And God sent unto Ben a message! The messages format was much a representation of the actual message itself. Throughout history The Lord our father in heaven has always used the more thespian side of his character to convey his will and words to the Abrahamic peoples of the world. Whether it be through the art of burning bushes, the huge fire storms that destroyed Sodom and Gomorra (which then give name to ungodly activities) or the subtle and poetic olive branch in the mouth of a dove; God has never failed to impress! (As a side note however, there is a distinct question that is posed by the newly biblically coined word "Sodomy"; we know, from this verb, what must have been "going down" in Sodom ,however what was happening in Gomorra???? and what would 'Gomorry' be if it were a verb? )
As I was saying, that the Lord has always had a creative side is no secret...Just look at what he did with, well everything!! But... Gods latest incarnation to Ben showed a new tactic. God had already got to grips with the internet and blogosphere and now wanted to communicate in a new medium that he was as yet to try... God said unto Ben, using coloured magnetic letters stuck to the fridge, the following...
"Dear Ben Internet Prophet
I am not emailing for two reasons: A. my hard drive has failed and B. I found these nifty magnetic coloured letters on a site called Amazon.com just before it happened and seeing as heaven is divine and thus things never go off, I have no fridge in paradise! Thus no place to put these fantastic little inventions, so I thought seeing as you are practically as good as Jesus, you could have them.

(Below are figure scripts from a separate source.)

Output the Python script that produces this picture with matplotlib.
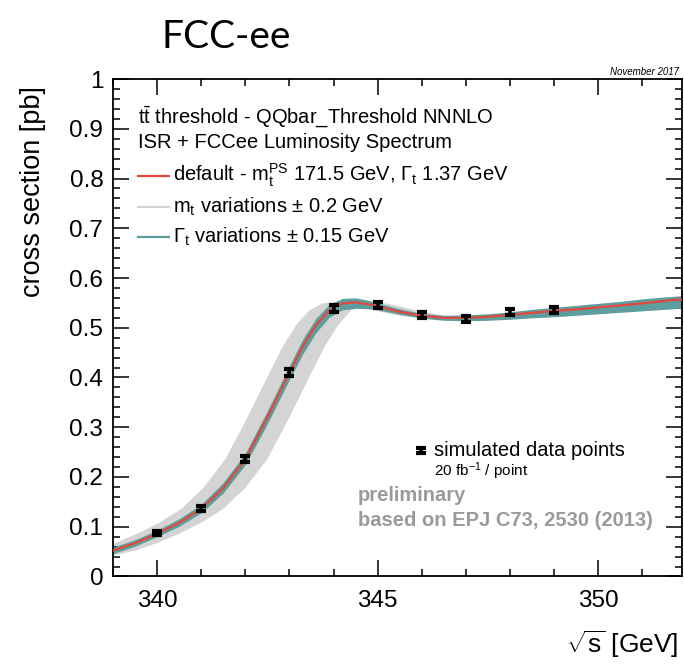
import numpy as np
import matplotlib
matplotlib.use('Agg')
import matplotlib.pyplot as plt
from matplotlib.lines import Line2D

plt.rcParams['font.family'] = ['Liberation Sans', 'DejaVu Sans']
plt.rcParams['mathtext.fontset'] = 'custom'
plt.rcParams['mathtext.rm'] = 'Liberation Sans'
plt.rcParams['mathtext.it'] = 'Liberation Sans:italic'
plt.rcParams['mathtext.bf'] = 'Liberation Sans:bold'

# default theory curve (QQbar_Threshold NNNLO + ISR + lumi spectrum)
sqrt_s = [338.5, 339.0, 339.5, 340.0, 340.5, 341.0, 341.5, 342.0, 342.5, 343.0,
          343.3, 343.6, 343.9, 344.2, 344.5, 344.8, 345.0, 345.5, 346.0, 346.5,
          347.0, 347.5, 348.0, 348.5, 349.0, 349.5, 350.0, 350.5, 351.0, 351.5, 352.0]
xsec = [0.042, 0.052, 0.067, 0.086, 0.108, 0.136, 0.178, 0.236, 0.320, 0.410,
        0.462, 0.505, 0.535, 0.549, 0.551, 0.547, 0.543, 0.532, 0.524, 0.520,
        0.520, 0.522, 0.526, 0.530, 0.534, 0.537, 0.541, 0.545, 0.549, 0.554, 0.558]

# envelope of the width variations (Gamma_t +- 0.15 GeV)
width_lo = [0.037, 0.046, 0.061, 0.080, 0.101, 0.128, 0.168, 0.225, 0.307, 0.396,
            0.447, 0.490, 0.521, 0.536, 0.539, 0.538, 0.536, 0.527, 0.519, 0.515,
            0.514, 0.515, 0.517, 0.520, 0.522, 0.525, 0.528, 0.531, 0.534, 0.537, 0.540]
width_hi = [0.048, 0.059, 0.074, 0.093, 0.116, 0.145, 0.189, 0.248, 0.333, 0.424,
            0.477, 0.519, 0.547, 0.559, 0.560, 0.555, 0.550, 0.538, 0.529, 0.525,
            0.526, 0.528, 0.532, 0.537, 0.541, 0.545, 0.549, 0.553, 0.558, 0.562, 0.565]

# mass variations +-0.2 GeV shift the threshold by about 2*dm in sqrt(s)
mass_shift_lo = 0.45
mass_shift_hi = 0.50

# simulated data points, 20 fb^-1 each
data_x = [340, 341, 342, 343, 344, 345, 346, 347, 348, 349]
data_y = [0.087, 0.137, 0.237, 0.410, 0.538, 0.545, 0.525, 0.518, 0.532, 0.535]
data_err = [0.004, 0.005, 0.006, 0.007, 0.007, 0.006, 0.006, 0.006, 0.006, 0.006]

red = '#e2483c'
teal = '#5d9d9d'
grey = '#d4d4d4'

fig = plt.figure(figsize=(6.84, 6.64), dpi=100)
ax = fig.add_axes([0.1652, 0.1318, 0.8319, 0.7492])

x = np.array(sqrt_s)
y = np.array(xsec)
ax.fill(np.concatenate([x - mass_shift_lo, (x + mass_shift_hi)[::-1]]),
        np.concatenate([y, y[::-1]]), color=grey, lw=0, zorder=1)
ax.fill_between(sqrt_s, width_lo, width_hi, color=teal, lw=0, zorder=2)
ax.plot(sqrt_s, xsec, color=red, lw=1.6, zorder=3)
ax.errorbar(data_x, data_y, yerr=data_err, fmt='none', ecolor='black',
            elinewidth=2.6, capsize=3.6, capthick=3.0, zorder=4)

ax.set_xlim(339, 351.9)
ax.set_ylim(0, 1)
ax.set_xticks([340, 345, 350])
ax.set_xticks(np.arange(339, 352), minor=True)
ax.set_yticks(np.arange(0, 1.01, 0.1))
ax.set_yticks(np.arange(0, 1.001, 0.02), minor=True)
ax.set_yticklabels(['0', '0.1', '0.2', '0.3', '0.4', '0.5', '0.6', '0.7', '0.8', '0.9', '1'])
ax.tick_params(which='both', direction='in', top=True, right=True, width=1.1,
               labelsize=17.5)
ax.tick_params(which='major', length=11.5)
ax.tick_params(which='minor', length=5)
ax.tick_params(axis='x', pad=10)
ax.tick_params(axis='y', pad=7)
for s in ax.spines.values():
    s.set_linewidth(1.3)

ax.set_xlabel(r'$\sqrt{\mathrm{s}}$ [GeV]', fontsize=19, loc='right')
ax.xaxis.set_label_coords(0.993, -0.104)
ax.set_ylabel('cross section [pb]', fontsize=19.5, loc='top')
ax.yaxis.set_label_coords(-0.118, 0.985)

# legend block, ROOT style
fs = 14.5
ax.text(339.57, 0.923, r'$\mathrm{t\bar{t}}$ threshold - QQbar_Threshold NNNLO',
        fontsize=fs, va='center')
ax.text(339.57, 0.873, 'ISR + FCCee Luminosity Spectrum', fontsize=fs, va='center')
entries = [
    (0.806, red, r'default - m$_\mathrm{t}^\mathrm{PS}$ 171.5 GeV, Γ$_\mathrm{t}$ 1.37 GeV'),
    (0.743, grey, r'm$_\mathrm{t}$ variations ± 0.2 GeV'),
    (0.683, teal, r'Γ$_\mathrm{t}$ variations ± 0.15 GeV'),
]
for ypos, col, lab in entries:
    ax.add_line(Line2D([339.57, 340.26], [ypos, ypos], color=col, lw=1.6))
    ax.text(340.36, ypos, lab, fontsize=fs, va='center')

ax.errorbar([345.99], [0.254], yerr=[0.005], fmt='none', ecolor='black',
            elinewidth=2.6, capsize=3.6, capthick=3.0)
ax.text(346.28, 0.254, 'simulated data points', fontsize=fs, va='center')
ax.text(346.28, 0.212, r'20 fb$^{-1}$ / point', fontsize=11, va='center')
ax.text(344.55, 0.162, 'preliminary', fontsize=14.5, va='center',
        color='#9a9a9a', fontweight='bold')
ax.text(344.55, 0.112, 'based on EPJ C73, 2530 (2013)', fontsize=14.5, va='center',
        color='#9a9a9a', fontweight='bold')

ax.text(0.995, 1.004, 'November 2017', transform=ax.transAxes, fontsize=7,
        style='italic', ha='right', va='bottom')

fig.text(0.33, 0.945, 'FCC-ee', fontsize=28, family=['Lato', 'DejaVu Sans'],
         ha='center', va='center')

fig.savefig('out.png', dpi=100)
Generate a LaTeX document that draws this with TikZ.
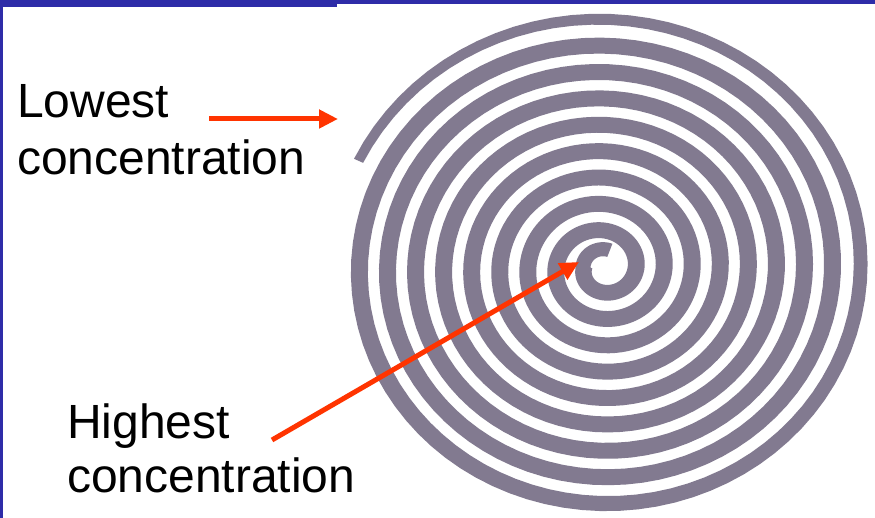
\documentclass[tikz,border=0pt]{standalone}
\usepackage{fontspec}
\setmainfont{Liberation Sans}
\usetikzlibrary{arrows.meta}
\definecolor{frameblue}{RGB}{46,44,168}
\definecolor{spiralgray}{RGB}{130,122,144}
\definecolor{arrowred}{RGB}{255,52,0}
\begin{document}
\begin{tikzpicture}[x=1pt,y=-1pt,
  declare function={sr(\t)=ifthenelse(\t<-180,20,33+0.078*\t);
                    sw(\t)=ifthenelse(\t<-180,15,17-7*max(0,(\t-2750)/288));},
  lbl/.style={font=\fontsize{48}{56}\selectfont, inner sep=0pt, anchor=base west, text=black},
  pointer/.style={draw=arrowred, line width=5pt, -{Triangle[length=19pt,width=18pt]}}]
\useasboundingbox (0,0) rectangle (875,518);
\fill[white] (0,0) rectangle (875,518);
% frame
\fill[frameblue] (0,0) rectangle (337,7);
\fill[frameblue] (337,0) rectangle (875,4);
\fill[frameblue] (0,0) rectangle (2.5,518);
% spiral band
\fill[spiralgray]
  plot[domain=-290:3035, samples=800, variable=\x]
    ({603+(sr(\x)+sw(\x)/2)*cos(\x)}, {268-0.94*(sr(\x)+sw(\x)/2)*sin(\x)})
  -- plot[domain=3035:-290, samples=800, variable=\x]
    ({603+(sr(\x)-sw(\x)/2)*cos(\x)}, {268-0.94*(sr(\x)-sw(\x)/2)*sin(\x)})
  -- cycle;
% labels
\node[lbl] (low1) at (17,118) {Lowest};
\node[lbl] (low2) at (17,175) {concentration};
\node[lbl] (high1) at (67,438) {Highest};
\node[lbl] (high2) at (67,492) {concentration};
% arrows
\coordinate (lowstart) at (209,119);
\coordinate (lowtip) at (338,119);
\coordinate (highstart) at (272,440);
\coordinate (hightip) at (579,262);
\draw[pointer] (lowstart) -- (lowtip);
\draw[pointer] (highstart) -- (hightip);
\end{tikzpicture}
\end{document}
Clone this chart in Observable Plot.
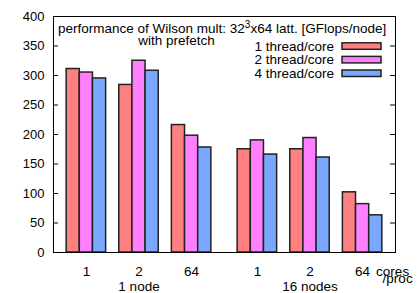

Now down to Business matters. The pop career did not go as well as I had hoped, it seems I’m not Fifty Cent or Carly Simon, and the Govt have cut funding for Prayer line so I have decided to use a new creative outlet to get the good word across... I am going to become a stand up comedian and I have even made my first joke (well actually Richard Prior wrote it for me as I have kept all the funny ones in heaven with me)... so here it goes...... A man ascends to Heaven; he's shocked at being dead but over the moon to be in heaven. He asks St. Peter where he's going to live now he's in heaven? Peter says “just pick a cloud any cloud," so the man does and finds a nice perfect fluffy one (yes they are all perfect). A few days later Peter returns to the man and asks him how he's feeling but the man doesn’t look very happy, Peter asks " how can this be, your cloud is perfect and you’re in heaven, this is what all the good deeds were for."
The man replies “I know, I know my cloud is perfect but I keep looking next door and it makes my cloud seem like the boring cloud." So peter glances over to the next door cloud and then turns to the man and explains “Oh don’t worry about him, that’s Just Jonah on cloud 9, he's always having a whale of a time."...
Ok so that’s my joke... Gabriel assured me it’s fabulous, but the angels always agree.
Yours sincerely
God"
Ben was humoured but thoroughly unimpressed and thought that maybe God wasn't cut out for Comedy; but he would let God have a go. Seeing as God invented everything, he must have invented this as well! God failed to make large headway in the underground London scene and is currently touring the beach resort circuit looking for his big break.